LESLEY RAESIDE | MELANIE’S OFFICE

October 13 - December 6, 2024

VIEW EXHIBITION

I use simple, geometric shapes centered in the foreground, often repeated in painting after painting. The repetition of form allows for the elements of color and light, surface and space, form and dispersion, to interact in subtle ways. My paintings are about energy and frequency. They are intuitive and at the same time, they are procedural.

Repetition is also analogous with the use of mantras to quiet the mind and direct us inward, potentially towards deeper states of consciousness. The paintings hold the space between me and the viewer; between energy and its potential for transmutation. Words, thoughts, memories and emotions have their limitations and can be influenced by our agendas, but there is a pure and unequivocal truth, an authenticity about energy that is absolute.

Lesley Raeside graduated from Glasgow School of Art, in her native Scotland, with a degree in Graphic Design. She began painting shortly after in a collective studio in the city’s east end and eventually became one of three founding members of Transmission, an artist-run gallery in Glasgow. She curated exhibitions and showed her own work, her first paintings, at Transmission. A decade after graduating as a design student, she won a scholarship to Skowhegan School of Painting and Sculpture in Maine. She moved to New York City afterward, to a studio on the Lower East Side, part of Empire State College’s Studio in New York City program. Her first solo exhibition, Four Paintings took place in 2019 at the National Exemplar Gallery in New York, and a second, Meditations, at the gallery’s Iowa location the following year. This is her second exhibition with 57W57Arts in New York City - the first, Muted Geometry, took place in 2023.


 PROJECT SPACE

LESLEY RAESIDE | Muted Geometry: Paintings 2008-2020

March 5 - April 7, 2023

VIEW EXHIBITION



"I paint on small boards prepared with smooth, chalk-like surfaces that soak up layers of densely pigmented color. The white ground persists despite the opacity of the paint and allows a sense of light to come through. The finished surface is important to me and tends to be absent of brushstrokes or gestures of any kind. I work slowly, often on the same group of paintings for many months.

My paintings are intuitive but they are also procedural. Usually there's a single, abstract, geometric shape in the foreground, sometimes appearing in the same position in painting after painting. The repetition of the form prioritizes the elements of color and light, surface and space. It also affords me the freedom to focus on other areas that interest me more, such as the building up of color until the painting has the kind of depth, emotionally and energetically, that I want to convey. I tend to work on several paintings at the same time, often using the same range of colors in each.

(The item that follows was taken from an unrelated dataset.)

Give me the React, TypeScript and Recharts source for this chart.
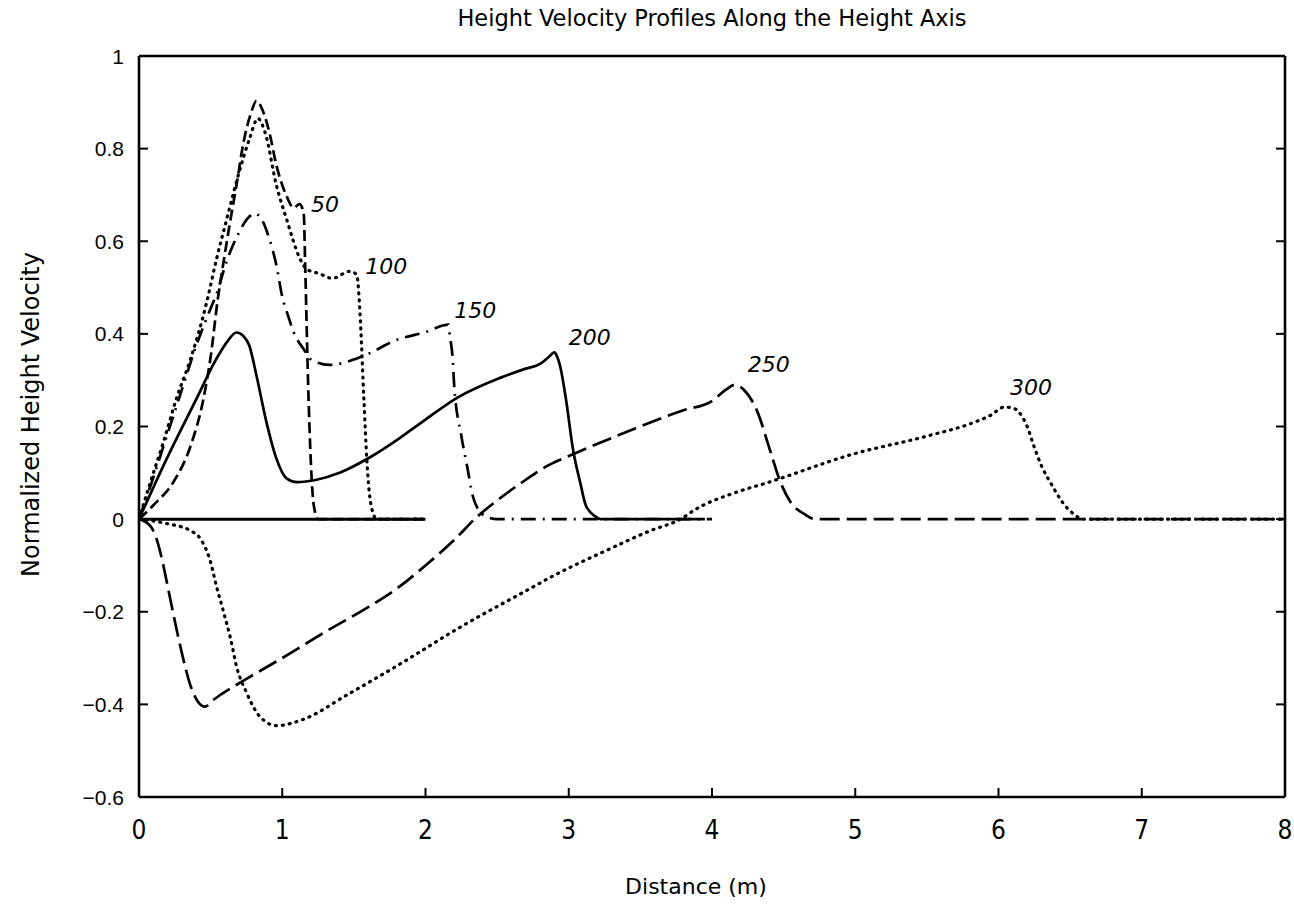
import { LineChart, Line, XAxis, YAxis, ReferenceDot, Label } from 'recharts';

// each profile is a list of [distance (m), normalized height velocity]
const profile50 = [
  [0, 0], [0.1, 0.03], [0.24, 0.08], [0.36, 0.158], [0.45, 0.26], [0.5, 0.35], [0.55, 0.475],
  [0.59, 0.555], [0.635, 0.64], [0.68, 0.72], [0.73, 0.814], [0.78, 0.875], [0.82, 0.903],
  [0.86, 0.885], [0.91, 0.835], [0.96, 0.763], [1.03, 0.698], [1.08, 0.672], [1.12, 0.68],
  [1.15, 0.66], [1.16, 0.55], [1.18, 0.3], [1.2, 0.12], [1.22, 0.03], [1.25, 0], [2, 0],
];

const profile100 = [
  [0, 0], [0.08, 0.08], [0.17, 0.166], [0.26, 0.259], [0.36, 0.346], [0.47, 0.465], [0.54, 0.56],
  [0.61, 0.645], [0.7, 0.75], [0.77, 0.82], [0.83, 0.865], [0.88, 0.835], [0.96, 0.72],
  [1.03, 0.648], [1.12, 0.565], [1.17, 0.54], [1.26, 0.53], [1.35, 0.52], [1.47, 0.535],
  [1.52, 0.528], [1.54, 0.46], [1.57, 0.26], [1.59, 0.13], [1.62, 0.03], [1.66, 0], [2, 0],
];

const profile150 = [
  [0, 0], [0.1, 0.09], [0.2, 0.185], [0.3, 0.28], [0.4, 0.375], [0.5, 0.455], [0.54, 0.485],
  [0.61, 0.555], [0.7, 0.62], [0.76, 0.65], [0.81, 0.66], [0.86, 0.645], [0.91, 0.605],
  [0.96, 0.547], [1.0, 0.48], [1.04, 0.44], [1.08, 0.403], [1.15, 0.367], [1.2, 0.345],
  [1.33, 0.333], [1.57, 0.353], [1.8, 0.387], [2.03, 0.407], [2.12, 0.418], [2.16, 0.42],
  [2.17, 0.396], [2.19, 0.345], [2.2, 0.29], [2.25, 0.18], [2.29, 0.115], [2.33, 0.05],
  [2.37, 0.02], [2.43, 0.005], [2.5, 0], [4, 0],
];

const profile200 = [
  [0, 0], [0.17, 0.115], [0.4, 0.259], [0.54, 0.346], [0.62, 0.385], [0.68, 0.403], [0.73, 0.395],
  [0.77, 0.375], [0.82, 0.31], [0.89, 0.209], [0.96, 0.13], [1.03, 0.088], [1.1, 0.08],
  [1.24, 0.085], [1.4, 0.1], [1.61, 0.133], [1.82, 0.175], [2.0, 0.215], [2.22, 0.262],
  [2.52, 0.305], [2.7, 0.325], [2.8, 0.335], [2.86, 0.35], [2.9, 0.36], [2.92, 0.35],
  [2.94, 0.33], [2.98, 0.26], [3.03, 0.15], [3.08, 0.079], [3.12, 0.029], [3.19, 0.005],
  [3.22, 0], [3.95, 0],
];

const profile250 = [
  [0, 0], [0.08, -0.015], [0.13, -0.05], [0.17, -0.1], [0.21, -0.16], [0.25, -0.22], [0.3, -0.29],
  [0.36, -0.36], [0.42, -0.398], [0.46, -0.405], [0.52, -0.39], [0.75, -0.345], [1.0, -0.3],
  [1.33, -0.238], [1.6, -0.19], [1.8, -0.15], [2.0, -0.1], [2.2, -0.045], [2.36, 0.005],
  [2.52, 0.045], [2.7, 0.085], [2.85, 0.115], [3.03, 0.14], [3.45, 0.194], [3.8, 0.235],
  [4.0, 0.255], [4.1, 0.28], [4.16, 0.29], [4.22, 0.28], [4.31, 0.237], [4.41, 0.144],
  [4.47, 0.086], [4.55, 0.036], [4.65, 0.01], [4.72, 0], [8, 0],
];

const profile300 = [
  [0, 0], [0.2, -0.01], [0.36, -0.025], [0.43, -0.043], [0.5, -0.093], [0.54, -0.144],
  [0.59, -0.2], [0.64, -0.259], [0.68, -0.317], [0.75, -0.374], [0.84, -0.425], [0.96, -0.446],
  [1.15, -0.432], [1.45, -0.38], [1.8, -0.317], [2.26, -0.23], [2.73, -0.15], [2.87, -0.126],
  [3.26, -0.068], [3.57, -0.025], [3.78, 0], [3.89, 0.022], [4.17, 0.058], [4.39, 0.079],
  [4.98, 0.14], [5.51, 0.18], [5.83, 0.209], [5.95, 0.225], [6.04, 0.242], [6.1, 0.24],
  [6.14, 0.232], [6.2, 0.2], [6.25, 0.155], [6.3, 0.115], [6.37, 0.075], [6.45, 0.035],
  [6.52, 0.012], [6.6, 0], [8, 0],
];

// solid zero segment at the start of the axis
const zeroStub = [[0, 0], [2, 0]];

const curveNames = ['50', '100', '150', '200', '250', '300'];
const curveLabelAt = [[1.2, 0.68], [1.58, 0.545], [2.2, 0.45], [3.0, 0.393], [4.25, 0.335], [6.08, 0.285]];

const xTicks = [0, 1, 2, 3, 4, 5, 6, 7, 8];
const yTicks = [-0.6, -0.4, -0.2, 0, 0.2, 0.4, 0.6, 0.8, 1];

const toPoints = (rows: number[][]) => rows.map(([x, y]) => ({ x, y }));

const ink = '#000';
const font = '"DejaVu Sans", sans-serif';
const TICK_LEN = 9;
const X_GAP = 22;
const Y_GAP = 15;

const fmtY = (v: number) => (v === 0 ? '0' : v < 0 ? `\u2212${Math.abs(v)}` : `${v}`);

const DOTTED = '1 6';
const series = [
  { name: '50', rows: profile50, dash: '11 5' },
  { name: '100', rows: profile100, dash: DOTTED },
  { name: '150', rows: profile150, dash: '15 7 2 7' },
  { name: '200', rows: profile200, dash: undefined },
  { name: '250', rows: profile250, dash: '20 7' },
  { name: '300', rows: profile300, dash: DOTTED },
];

// ticks are drawn pointing into the plot, matlab style
const BottomTick = ({ x, y, payload }: any) => {
  const y0 = y - X_GAP;
  return (
    <g>
      <line x1={x} x2={x} y1={y0} y2={y0 - TICK_LEN} stroke={ink} strokeWidth={2} />
      <text x={x} y={y} dy="0.75em" textAnchor="middle" fill={ink} fontSize={26}
        fontFamily='"DejaVu Sans Condensed", "DejaVu Sans", sans-serif'>
        {payload.value}
      </text>
    </g>
  );
};

const LeftTick = ({ x, y, payload }: any) => {
  const x0 = x + Y_GAP;
  return (
    <g>
      <line x1={x0} x2={x0 + TICK_LEN} y1={y} y2={y} stroke={ink} strokeWidth={2} />
      <text x={x} y={y} dy="0.36em" textAnchor="end" fill={ink} fontSize={21}
        fontFamily='"Liberation Sans", Arial, sans-serif'>
        {fmtY(payload.value)}
      </text>
    </g>
  );
};

const TopTick = ({ x, y }: any) => (
  <line x1={x} x2={x} y1={y + X_GAP} y2={y + X_GAP + TICK_LEN} stroke={ink} strokeWidth={2} />
);

const RightTick = ({ x, y }: any) => (
  <line x1={x - Y_GAP} x2={x - Y_GAP - TICK_LEN} y1={y} y2={y} stroke={ink} strokeWidth={2} />
);

export default function App() {
  return (
    <div style={{ position: 'absolute', left: 0, top: 0, width: 1294, height: 916, background: '#fff' }}>
      <LineChart width={1294} height={916} margin={{ top: 55, right: 8, bottom: 0, left: 0 }}>
        <XAxis
          type="number"
          dataKey="x"
          domain={[0, 8]}
          ticks={xTicks}
          interval={0}
          allowDataOverflow
          height={119}
          stroke={ink}
          strokeWidth={2.6}
          tickLine={false}
          tickSize={0}
          tickMargin={X_GAP}
          tick={BottomTick}
        >
          <Label value="Distance (m)" position="insideBottom" offset={22} dx={-16}
            style={{ fill: ink, fontSize: 22, fontFamily: font }} />
        </XAxis>
        <XAxis
          xAxisId="top"
          orientation="top"
          type="number"
          domain={[0, 8]}
          ticks={xTicks.slice(1, -1)}
          interval={0}
          allowDataOverflow
          height={1}
          stroke={ink}
          strokeWidth={2.6}
          tickLine={false}
          tickSize={0}
          tickMargin={X_GAP}
          tick={TopTick}
        >
          <Label value="Height Velocity Profiles Along the Height Axis" position="top" offset={29}
            style={{ fill: ink, fontSize: 22.5, fontFamily: font }} />
        </XAxis>
        <YAxis
          type="number"
          domain={[-0.6, 1]}
          ticks={yTicks}
          interval={0}
          allowDataOverflow
          width={139}
          stroke={ink}
          strokeWidth={2.6}
          tickLine={false}
          tickSize={0}
          tickMargin={Y_GAP}
          tick={LeftTick}
        >
          <Label value="Normalized Height Velocity" angle={-90} position="insideLeft" offset={30} dy={-12}
            style={{ fill: ink, fontSize: 24, fontFamily: font, textAnchor: 'middle' }} />
        </YAxis>
        <YAxis
          yAxisId="right"
          orientation="right"
          type="number"
          domain={[-0.6, 1]}
          ticks={yTicks.slice(1, -1)}
          interval={0}
          allowDataOverflow
          width={1}
          stroke={ink}
          strokeWidth={2.6}
          tickLine={false}
          tickSize={0}
          tickMargin={Y_GAP}
          tick={RightTick}
        />

        <Line data={toPoints(zeroStub)} dataKey="y" type="linear" stroke={ink} strokeWidth={3}
          dot={false} isAnimationActive={false} />
        {series.map((s) => (
          <Line
            key={s.name}
            data={toPoints(s.rows)}
            dataKey="y"
            name={s.name}
            type="monotone"
            stroke={ink}
            strokeWidth={s.dash === DOTTED ? 3.2 : 2.7}
            strokeDasharray={s.dash}
            strokeLinecap={s.dash === DOTTED ? 'round' : 'butt'}
            dot={false}
            isAnimationActive={false}
          />
        ))}

        {curveNames.map((name, i) => (
          <ReferenceDot
            key={name}
            x={curveLabelAt[i][0]}
            y={curveLabelAt[i][1]}
            r={0}
            shape={(p: any) => (
              <text x={p.cx} y={p.cy} dy="0.35em" fill={ink} fontSize={22} fontStyle="italic" fontFamily={font}>
                {name}
              </text>
            )}
          />
        ))}
      </LineChart>
    </div>
  );
}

This kind of repetitive action is important in a practical sense but it is also important conceptually. Repetition is analogous with the use of mantras to help quiet the endless, habitual fluctuations of thought and direct us inward, potentially towards deeper states of energy and consciousness. My paintings are about connecting with this energy, this potential, this light. They hold the space between me (the painter), and the viewer and become quiet places for the mind, and the eye to rest.

The above describes the challenge and the process. The reward is experiencing how a painting can change the way you feel when you stand in front of it." -LR

Lesley Raeside graduated from Glasgow School of Art with a degree in Graphic Design. Shortly after, she was instrumental in starting the artist run gallery Transmission in Glasgow's East End. This inspired her to start painting and within a few years she built up a portfolio of work which brought her to the United States in 1990. She was supported by travel bursaries from the Scottish Arts Council, Scottish Trade Union Congress and a generous scholarship to attend the Skowhegan School of Painting and Sculpture. She moved to New York City in the autumn of 1990, directly after that summer in Skowhegan. She had a studio on the Lower East Side for a year under the auspices of the State University of New York’s Studio Semester in New York City program.

Holly Block included her sewn muslin work in a group show, Scratching the Surface, at Art in General in 1997. Paola Morsiani curated a group exhibition which included one of her large paintings on muslin with smaller sewn work for PS122 Gallery in 1998. The exhibition was entitled Unbroken and it traveled to Art and Idea in Mexico City. Max Henry included her paintings in the show Anatomy/Intellect for Stefanelli Exhibition space in New York and Elyse Goldberg included her in the exhibition Souvenirs/Documents: 20 Years of PS122 Gallery in 1999.

In February of 2019, she had her first solo exhibition at the National Exemplar Gallery in New York entitled Lesley Raeside: 4 Paintings 1999-2018 and another solo exhibition Lesley Raeside : Meditations at The National Exemplar’s location in Iowa City in the spring of 2020.

Sue and Al Ravitz included a painting in the Small Paintings Show at 57W57Arts in 2023, and an exhibition of her paintings in their gallery’s Project Space opens on March 5th of 2023.